> **REQUIREMENTS**
Skip all pictures, then copy the lines from the start of the data through the line with "for (let i = 1;", keeping both ends.
◆ ◆ ◆ ◆ ◆ ◆ ◆
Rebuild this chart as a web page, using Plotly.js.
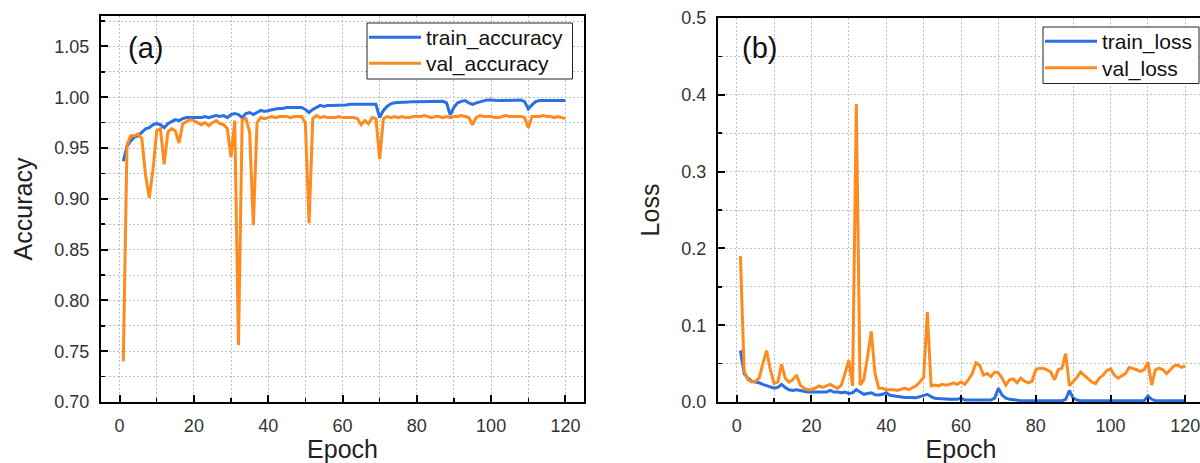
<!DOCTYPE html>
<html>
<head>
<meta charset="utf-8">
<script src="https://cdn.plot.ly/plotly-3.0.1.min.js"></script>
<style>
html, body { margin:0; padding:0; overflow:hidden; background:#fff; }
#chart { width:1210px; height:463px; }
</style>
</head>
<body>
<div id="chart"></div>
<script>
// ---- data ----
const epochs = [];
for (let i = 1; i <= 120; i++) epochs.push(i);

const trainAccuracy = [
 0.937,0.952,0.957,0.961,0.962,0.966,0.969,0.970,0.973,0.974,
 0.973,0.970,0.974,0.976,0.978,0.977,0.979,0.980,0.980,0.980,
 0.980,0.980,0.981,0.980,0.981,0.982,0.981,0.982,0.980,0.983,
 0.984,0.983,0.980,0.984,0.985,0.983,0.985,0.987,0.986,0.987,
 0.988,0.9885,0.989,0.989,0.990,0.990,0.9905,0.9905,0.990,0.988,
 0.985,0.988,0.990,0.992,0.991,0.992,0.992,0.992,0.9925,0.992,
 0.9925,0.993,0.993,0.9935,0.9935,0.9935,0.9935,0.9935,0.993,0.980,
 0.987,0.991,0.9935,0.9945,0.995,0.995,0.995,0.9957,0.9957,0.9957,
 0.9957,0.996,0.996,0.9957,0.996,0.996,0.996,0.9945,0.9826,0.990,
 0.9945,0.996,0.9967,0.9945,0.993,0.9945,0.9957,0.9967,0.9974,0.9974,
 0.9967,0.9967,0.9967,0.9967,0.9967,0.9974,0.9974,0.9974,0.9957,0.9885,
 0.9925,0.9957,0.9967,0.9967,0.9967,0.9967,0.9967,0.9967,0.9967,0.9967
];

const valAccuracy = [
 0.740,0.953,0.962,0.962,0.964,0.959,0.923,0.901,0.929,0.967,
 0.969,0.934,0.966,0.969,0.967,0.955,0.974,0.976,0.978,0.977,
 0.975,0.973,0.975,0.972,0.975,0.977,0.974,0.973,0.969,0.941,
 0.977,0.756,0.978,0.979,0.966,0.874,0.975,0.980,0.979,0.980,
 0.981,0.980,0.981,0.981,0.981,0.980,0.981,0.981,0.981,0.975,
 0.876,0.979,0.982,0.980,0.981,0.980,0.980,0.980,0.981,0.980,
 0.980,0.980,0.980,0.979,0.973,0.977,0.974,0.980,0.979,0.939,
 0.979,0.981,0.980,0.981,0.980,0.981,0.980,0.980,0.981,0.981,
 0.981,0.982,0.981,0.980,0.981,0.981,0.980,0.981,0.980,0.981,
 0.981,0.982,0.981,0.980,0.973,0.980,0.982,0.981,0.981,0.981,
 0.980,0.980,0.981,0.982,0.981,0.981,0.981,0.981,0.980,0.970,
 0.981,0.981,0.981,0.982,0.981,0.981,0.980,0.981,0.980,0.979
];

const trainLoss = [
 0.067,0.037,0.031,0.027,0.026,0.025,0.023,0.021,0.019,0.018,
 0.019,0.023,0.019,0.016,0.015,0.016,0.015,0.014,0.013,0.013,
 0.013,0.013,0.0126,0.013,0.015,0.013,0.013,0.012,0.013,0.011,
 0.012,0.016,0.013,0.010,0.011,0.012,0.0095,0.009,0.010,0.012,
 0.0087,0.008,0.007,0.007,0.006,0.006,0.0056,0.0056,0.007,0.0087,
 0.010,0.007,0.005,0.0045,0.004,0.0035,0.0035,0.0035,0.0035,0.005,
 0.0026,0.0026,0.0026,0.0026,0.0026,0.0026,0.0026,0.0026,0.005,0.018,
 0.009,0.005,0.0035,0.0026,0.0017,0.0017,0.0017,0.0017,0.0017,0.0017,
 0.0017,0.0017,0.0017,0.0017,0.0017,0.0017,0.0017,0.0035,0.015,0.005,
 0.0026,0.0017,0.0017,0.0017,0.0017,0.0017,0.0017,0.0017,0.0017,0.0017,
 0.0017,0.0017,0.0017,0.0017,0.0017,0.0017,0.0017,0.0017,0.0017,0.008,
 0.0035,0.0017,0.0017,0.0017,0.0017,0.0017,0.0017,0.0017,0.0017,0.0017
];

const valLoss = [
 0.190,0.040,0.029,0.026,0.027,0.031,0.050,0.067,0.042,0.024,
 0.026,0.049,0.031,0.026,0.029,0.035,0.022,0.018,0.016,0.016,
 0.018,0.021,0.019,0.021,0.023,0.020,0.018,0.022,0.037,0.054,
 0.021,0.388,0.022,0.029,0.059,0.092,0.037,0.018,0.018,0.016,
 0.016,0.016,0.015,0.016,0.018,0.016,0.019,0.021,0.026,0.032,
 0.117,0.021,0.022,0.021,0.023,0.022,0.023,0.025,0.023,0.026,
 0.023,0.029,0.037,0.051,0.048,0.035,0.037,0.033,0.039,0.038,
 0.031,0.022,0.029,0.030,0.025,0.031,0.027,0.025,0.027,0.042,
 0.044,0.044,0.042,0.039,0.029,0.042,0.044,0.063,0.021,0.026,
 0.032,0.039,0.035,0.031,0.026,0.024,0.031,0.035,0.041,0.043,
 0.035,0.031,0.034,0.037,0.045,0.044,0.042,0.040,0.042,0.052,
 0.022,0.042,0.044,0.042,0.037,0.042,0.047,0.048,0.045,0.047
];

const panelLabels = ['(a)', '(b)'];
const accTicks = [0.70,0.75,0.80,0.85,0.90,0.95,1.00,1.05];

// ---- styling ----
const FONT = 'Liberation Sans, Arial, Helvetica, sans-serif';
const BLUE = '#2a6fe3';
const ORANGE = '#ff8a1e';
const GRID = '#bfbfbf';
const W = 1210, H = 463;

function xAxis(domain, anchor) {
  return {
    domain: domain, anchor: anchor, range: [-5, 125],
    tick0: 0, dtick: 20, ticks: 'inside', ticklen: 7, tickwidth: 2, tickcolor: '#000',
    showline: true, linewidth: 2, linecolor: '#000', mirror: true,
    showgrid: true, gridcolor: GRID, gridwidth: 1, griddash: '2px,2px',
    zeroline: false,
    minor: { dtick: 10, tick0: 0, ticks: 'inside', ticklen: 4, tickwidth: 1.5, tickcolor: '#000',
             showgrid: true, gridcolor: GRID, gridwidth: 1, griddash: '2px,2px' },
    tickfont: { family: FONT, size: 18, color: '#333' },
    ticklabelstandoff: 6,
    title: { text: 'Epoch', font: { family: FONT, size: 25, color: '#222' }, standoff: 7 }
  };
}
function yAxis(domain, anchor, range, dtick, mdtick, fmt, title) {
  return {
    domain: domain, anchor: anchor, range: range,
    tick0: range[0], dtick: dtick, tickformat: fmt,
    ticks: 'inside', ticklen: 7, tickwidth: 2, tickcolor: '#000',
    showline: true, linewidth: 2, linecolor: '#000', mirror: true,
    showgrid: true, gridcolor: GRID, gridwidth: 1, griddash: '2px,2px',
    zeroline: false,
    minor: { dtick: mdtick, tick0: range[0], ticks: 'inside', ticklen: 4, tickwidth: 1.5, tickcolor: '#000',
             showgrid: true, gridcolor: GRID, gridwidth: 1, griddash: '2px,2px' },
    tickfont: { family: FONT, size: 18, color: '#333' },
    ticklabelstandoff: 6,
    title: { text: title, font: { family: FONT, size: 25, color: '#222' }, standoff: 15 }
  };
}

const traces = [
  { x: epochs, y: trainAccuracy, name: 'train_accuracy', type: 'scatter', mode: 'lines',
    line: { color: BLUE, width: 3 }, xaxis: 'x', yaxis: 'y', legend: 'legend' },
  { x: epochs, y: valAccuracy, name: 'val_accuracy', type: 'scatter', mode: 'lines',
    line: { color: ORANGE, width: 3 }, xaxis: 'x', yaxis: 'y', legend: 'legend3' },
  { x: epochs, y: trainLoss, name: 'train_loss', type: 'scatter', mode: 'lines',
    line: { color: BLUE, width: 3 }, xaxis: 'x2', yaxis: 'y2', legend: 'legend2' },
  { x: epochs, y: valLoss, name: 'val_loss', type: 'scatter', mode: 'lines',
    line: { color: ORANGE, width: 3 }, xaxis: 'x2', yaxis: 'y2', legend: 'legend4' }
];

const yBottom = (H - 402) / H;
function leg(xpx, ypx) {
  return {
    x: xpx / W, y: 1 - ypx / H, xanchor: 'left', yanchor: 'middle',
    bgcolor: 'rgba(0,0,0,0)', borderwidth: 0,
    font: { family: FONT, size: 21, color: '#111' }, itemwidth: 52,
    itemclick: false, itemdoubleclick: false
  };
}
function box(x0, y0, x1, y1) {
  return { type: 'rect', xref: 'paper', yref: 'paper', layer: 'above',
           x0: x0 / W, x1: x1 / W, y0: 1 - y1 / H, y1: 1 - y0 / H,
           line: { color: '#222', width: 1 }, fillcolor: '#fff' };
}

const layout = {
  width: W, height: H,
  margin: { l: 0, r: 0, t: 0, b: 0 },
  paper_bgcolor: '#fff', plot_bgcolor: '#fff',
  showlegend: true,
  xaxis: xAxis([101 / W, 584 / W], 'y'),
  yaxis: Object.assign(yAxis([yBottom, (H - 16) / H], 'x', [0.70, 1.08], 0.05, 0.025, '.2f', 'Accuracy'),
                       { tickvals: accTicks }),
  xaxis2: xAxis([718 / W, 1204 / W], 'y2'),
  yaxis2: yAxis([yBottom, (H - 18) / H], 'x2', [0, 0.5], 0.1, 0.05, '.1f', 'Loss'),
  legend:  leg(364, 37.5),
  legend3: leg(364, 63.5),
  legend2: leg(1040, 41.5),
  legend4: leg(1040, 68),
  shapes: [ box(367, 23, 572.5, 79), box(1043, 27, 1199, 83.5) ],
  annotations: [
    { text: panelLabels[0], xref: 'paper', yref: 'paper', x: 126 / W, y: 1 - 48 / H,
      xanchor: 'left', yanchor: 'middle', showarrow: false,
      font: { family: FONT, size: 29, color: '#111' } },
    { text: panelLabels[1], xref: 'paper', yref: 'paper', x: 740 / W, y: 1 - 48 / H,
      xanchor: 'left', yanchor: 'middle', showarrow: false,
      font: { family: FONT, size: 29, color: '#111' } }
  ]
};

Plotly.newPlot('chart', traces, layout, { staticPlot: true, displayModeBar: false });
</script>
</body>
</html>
◆ ◆ ◆ ◆ ◆ ◆ ◆
> **REPLY TO THE EXERCISE**
Rebuild this chart as a web page, using Plotly.js.
<!DOCTYPE html>
<html>
<head>
<meta charset="utf-8">
<script src="https://cdn.plot.ly/plotly-3.0.1.min.js"></script>
<style>
html, body { margin:0; padding:0; overflow:hidden; background:#fff; }
#chart { width:1210px; height:463px; }
</style>
</head>
<body>
<div id="chart"></div>
<script>
// ---- data ----
const epochs = [];
for (let i = 1; i <= 120; i++) epochs.push(i);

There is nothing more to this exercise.